→ **DATA TO USE**:

════════

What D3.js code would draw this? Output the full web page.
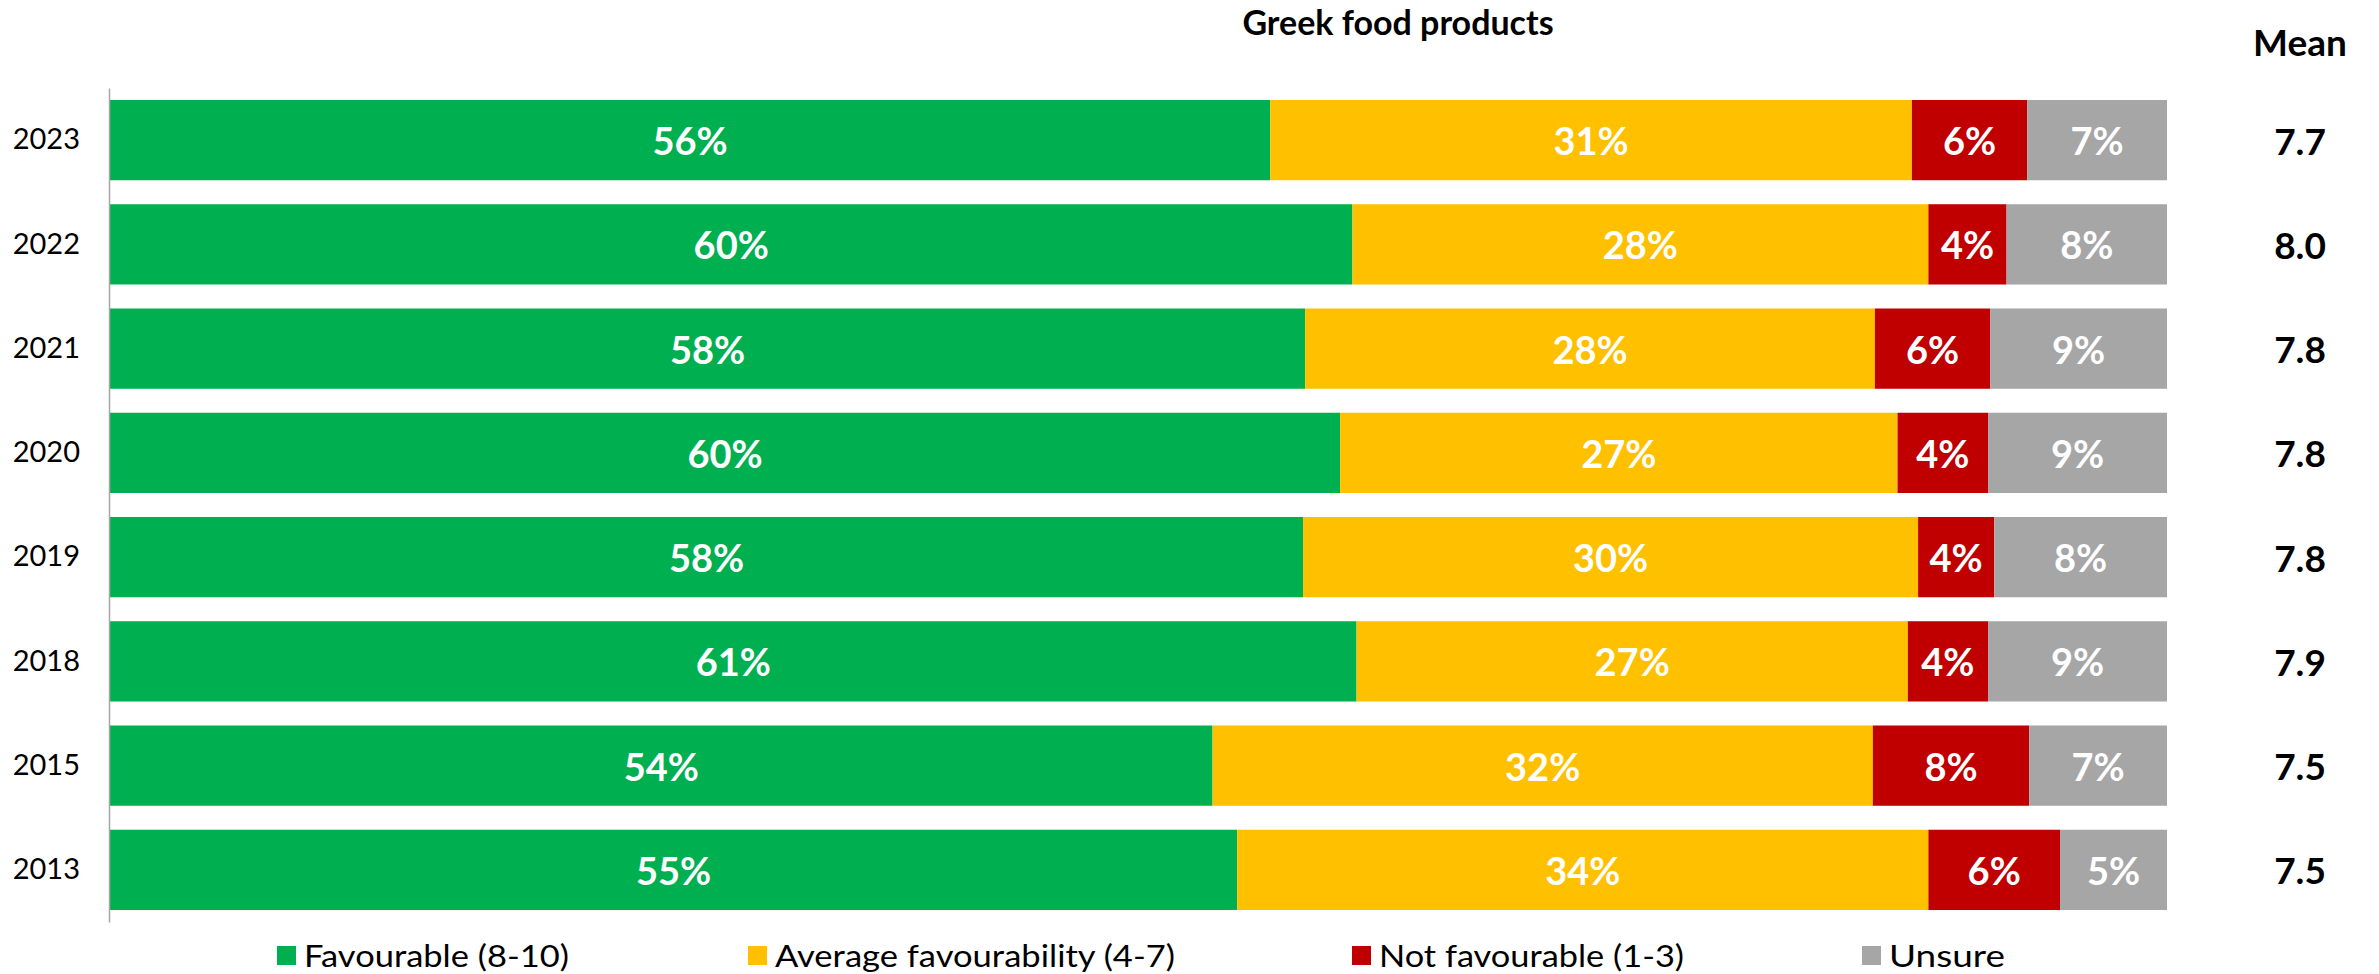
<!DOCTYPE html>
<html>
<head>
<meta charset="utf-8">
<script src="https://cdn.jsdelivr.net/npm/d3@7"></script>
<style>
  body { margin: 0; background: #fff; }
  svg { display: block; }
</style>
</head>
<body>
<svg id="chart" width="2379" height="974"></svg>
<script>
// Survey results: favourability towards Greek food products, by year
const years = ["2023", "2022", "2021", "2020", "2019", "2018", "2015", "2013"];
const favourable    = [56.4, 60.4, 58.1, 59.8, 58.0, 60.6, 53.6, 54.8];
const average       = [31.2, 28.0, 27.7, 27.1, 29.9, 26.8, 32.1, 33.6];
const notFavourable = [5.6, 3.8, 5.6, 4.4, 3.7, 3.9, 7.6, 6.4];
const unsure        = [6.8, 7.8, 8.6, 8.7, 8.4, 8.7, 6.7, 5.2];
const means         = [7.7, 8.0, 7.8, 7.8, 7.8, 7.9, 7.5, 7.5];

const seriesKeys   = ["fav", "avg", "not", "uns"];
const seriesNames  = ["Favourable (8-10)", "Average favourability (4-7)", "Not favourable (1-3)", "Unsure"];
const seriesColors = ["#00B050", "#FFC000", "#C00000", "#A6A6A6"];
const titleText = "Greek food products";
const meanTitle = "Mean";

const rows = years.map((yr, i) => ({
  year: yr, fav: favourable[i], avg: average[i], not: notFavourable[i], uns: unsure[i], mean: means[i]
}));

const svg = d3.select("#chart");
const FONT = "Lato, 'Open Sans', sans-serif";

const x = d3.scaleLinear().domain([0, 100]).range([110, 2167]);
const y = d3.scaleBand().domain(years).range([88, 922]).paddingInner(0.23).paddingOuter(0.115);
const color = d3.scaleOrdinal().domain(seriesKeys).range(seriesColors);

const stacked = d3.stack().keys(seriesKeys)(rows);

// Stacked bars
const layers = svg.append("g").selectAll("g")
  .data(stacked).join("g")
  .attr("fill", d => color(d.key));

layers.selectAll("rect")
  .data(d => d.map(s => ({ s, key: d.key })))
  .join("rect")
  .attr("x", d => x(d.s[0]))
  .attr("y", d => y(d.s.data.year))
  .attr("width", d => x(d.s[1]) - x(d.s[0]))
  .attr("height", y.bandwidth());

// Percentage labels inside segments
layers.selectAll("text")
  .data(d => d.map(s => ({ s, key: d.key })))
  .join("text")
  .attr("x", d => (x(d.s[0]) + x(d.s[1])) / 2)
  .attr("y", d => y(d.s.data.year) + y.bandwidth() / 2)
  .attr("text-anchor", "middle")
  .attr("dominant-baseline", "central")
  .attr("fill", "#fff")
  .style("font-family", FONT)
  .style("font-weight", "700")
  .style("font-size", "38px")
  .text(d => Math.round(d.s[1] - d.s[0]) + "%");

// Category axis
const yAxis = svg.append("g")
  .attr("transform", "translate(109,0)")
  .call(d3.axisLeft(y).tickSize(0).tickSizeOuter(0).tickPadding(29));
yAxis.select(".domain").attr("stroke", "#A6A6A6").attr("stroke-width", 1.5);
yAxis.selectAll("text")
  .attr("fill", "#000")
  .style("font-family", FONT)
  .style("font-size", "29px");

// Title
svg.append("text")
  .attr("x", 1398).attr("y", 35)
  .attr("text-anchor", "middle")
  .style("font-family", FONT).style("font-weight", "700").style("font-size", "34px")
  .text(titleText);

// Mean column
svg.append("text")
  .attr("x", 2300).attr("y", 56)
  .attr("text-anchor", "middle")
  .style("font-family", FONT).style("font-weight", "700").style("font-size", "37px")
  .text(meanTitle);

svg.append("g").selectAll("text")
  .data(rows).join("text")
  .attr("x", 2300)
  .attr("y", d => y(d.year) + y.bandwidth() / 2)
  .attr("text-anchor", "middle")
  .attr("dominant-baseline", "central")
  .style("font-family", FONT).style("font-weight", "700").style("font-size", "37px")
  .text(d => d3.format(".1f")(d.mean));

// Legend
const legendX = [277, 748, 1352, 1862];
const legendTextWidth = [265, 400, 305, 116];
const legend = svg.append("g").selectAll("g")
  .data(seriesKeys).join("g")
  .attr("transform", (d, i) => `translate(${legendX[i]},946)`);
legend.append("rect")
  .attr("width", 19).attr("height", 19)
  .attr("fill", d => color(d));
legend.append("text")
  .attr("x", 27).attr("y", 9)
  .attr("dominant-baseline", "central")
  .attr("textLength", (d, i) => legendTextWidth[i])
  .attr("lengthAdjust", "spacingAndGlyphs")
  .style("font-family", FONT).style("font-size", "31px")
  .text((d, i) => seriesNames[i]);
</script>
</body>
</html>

════════

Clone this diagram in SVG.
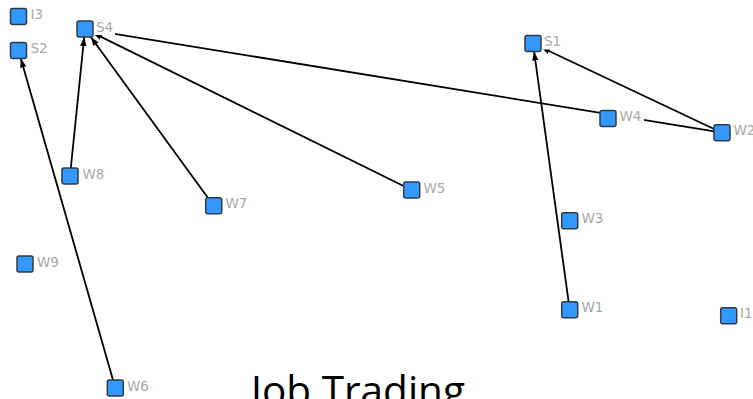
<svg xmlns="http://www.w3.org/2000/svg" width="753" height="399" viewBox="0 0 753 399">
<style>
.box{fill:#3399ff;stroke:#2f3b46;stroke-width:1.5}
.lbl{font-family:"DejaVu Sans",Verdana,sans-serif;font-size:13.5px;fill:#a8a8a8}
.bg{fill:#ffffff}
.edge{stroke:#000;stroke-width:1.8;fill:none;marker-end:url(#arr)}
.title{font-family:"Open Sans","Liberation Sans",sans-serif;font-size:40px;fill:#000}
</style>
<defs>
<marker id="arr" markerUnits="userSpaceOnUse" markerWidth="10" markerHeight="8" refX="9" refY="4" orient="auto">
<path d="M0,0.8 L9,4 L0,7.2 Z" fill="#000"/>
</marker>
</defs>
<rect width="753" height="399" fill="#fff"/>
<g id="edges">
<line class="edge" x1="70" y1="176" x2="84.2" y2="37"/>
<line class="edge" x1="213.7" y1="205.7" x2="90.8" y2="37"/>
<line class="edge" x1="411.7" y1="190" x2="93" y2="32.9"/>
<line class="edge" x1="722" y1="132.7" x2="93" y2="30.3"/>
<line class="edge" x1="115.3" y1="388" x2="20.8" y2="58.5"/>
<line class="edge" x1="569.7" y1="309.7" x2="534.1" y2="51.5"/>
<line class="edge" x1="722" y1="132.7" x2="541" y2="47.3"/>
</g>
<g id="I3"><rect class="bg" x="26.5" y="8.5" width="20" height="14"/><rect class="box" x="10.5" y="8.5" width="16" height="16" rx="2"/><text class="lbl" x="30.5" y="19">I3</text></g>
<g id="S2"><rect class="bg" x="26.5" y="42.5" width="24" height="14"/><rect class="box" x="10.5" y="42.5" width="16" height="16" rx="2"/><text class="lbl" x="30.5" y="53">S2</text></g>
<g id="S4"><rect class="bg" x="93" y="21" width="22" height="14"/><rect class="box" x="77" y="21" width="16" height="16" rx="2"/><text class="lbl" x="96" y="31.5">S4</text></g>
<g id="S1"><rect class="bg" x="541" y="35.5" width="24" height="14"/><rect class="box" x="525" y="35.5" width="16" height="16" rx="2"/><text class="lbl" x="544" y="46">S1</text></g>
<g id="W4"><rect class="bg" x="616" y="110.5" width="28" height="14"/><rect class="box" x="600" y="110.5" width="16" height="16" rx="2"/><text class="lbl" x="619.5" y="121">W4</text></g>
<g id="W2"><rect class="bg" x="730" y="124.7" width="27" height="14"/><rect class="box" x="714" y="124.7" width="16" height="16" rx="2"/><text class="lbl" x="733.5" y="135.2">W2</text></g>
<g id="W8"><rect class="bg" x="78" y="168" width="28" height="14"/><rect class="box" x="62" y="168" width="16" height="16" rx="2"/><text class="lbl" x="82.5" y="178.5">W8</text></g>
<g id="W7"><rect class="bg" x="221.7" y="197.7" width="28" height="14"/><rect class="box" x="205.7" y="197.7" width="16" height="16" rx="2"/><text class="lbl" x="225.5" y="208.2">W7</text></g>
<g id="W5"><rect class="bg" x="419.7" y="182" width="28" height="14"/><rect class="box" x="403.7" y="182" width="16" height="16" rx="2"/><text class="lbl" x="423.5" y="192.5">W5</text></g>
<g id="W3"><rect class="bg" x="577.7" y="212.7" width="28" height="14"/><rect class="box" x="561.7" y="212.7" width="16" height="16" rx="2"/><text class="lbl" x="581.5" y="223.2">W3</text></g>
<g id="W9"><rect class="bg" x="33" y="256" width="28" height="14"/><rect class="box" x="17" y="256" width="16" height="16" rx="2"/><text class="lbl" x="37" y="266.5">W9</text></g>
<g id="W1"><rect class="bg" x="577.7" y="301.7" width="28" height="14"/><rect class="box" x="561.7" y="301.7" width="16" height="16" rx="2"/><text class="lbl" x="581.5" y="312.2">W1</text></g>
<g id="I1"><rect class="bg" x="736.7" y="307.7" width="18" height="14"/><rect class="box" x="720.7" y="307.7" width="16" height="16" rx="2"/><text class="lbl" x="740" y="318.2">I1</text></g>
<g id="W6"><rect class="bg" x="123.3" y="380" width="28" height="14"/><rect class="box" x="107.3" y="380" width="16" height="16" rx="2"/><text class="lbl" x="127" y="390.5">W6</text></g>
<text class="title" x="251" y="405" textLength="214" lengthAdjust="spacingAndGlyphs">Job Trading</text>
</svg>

════════

→ **WORK REQUIRED**: Filter for "this". Return all lines that hold it.

→ **ANSWER TO THE EXERCISE**:
What D3.js code would draw this? Output the full web page.
Clone this diagram in SVG.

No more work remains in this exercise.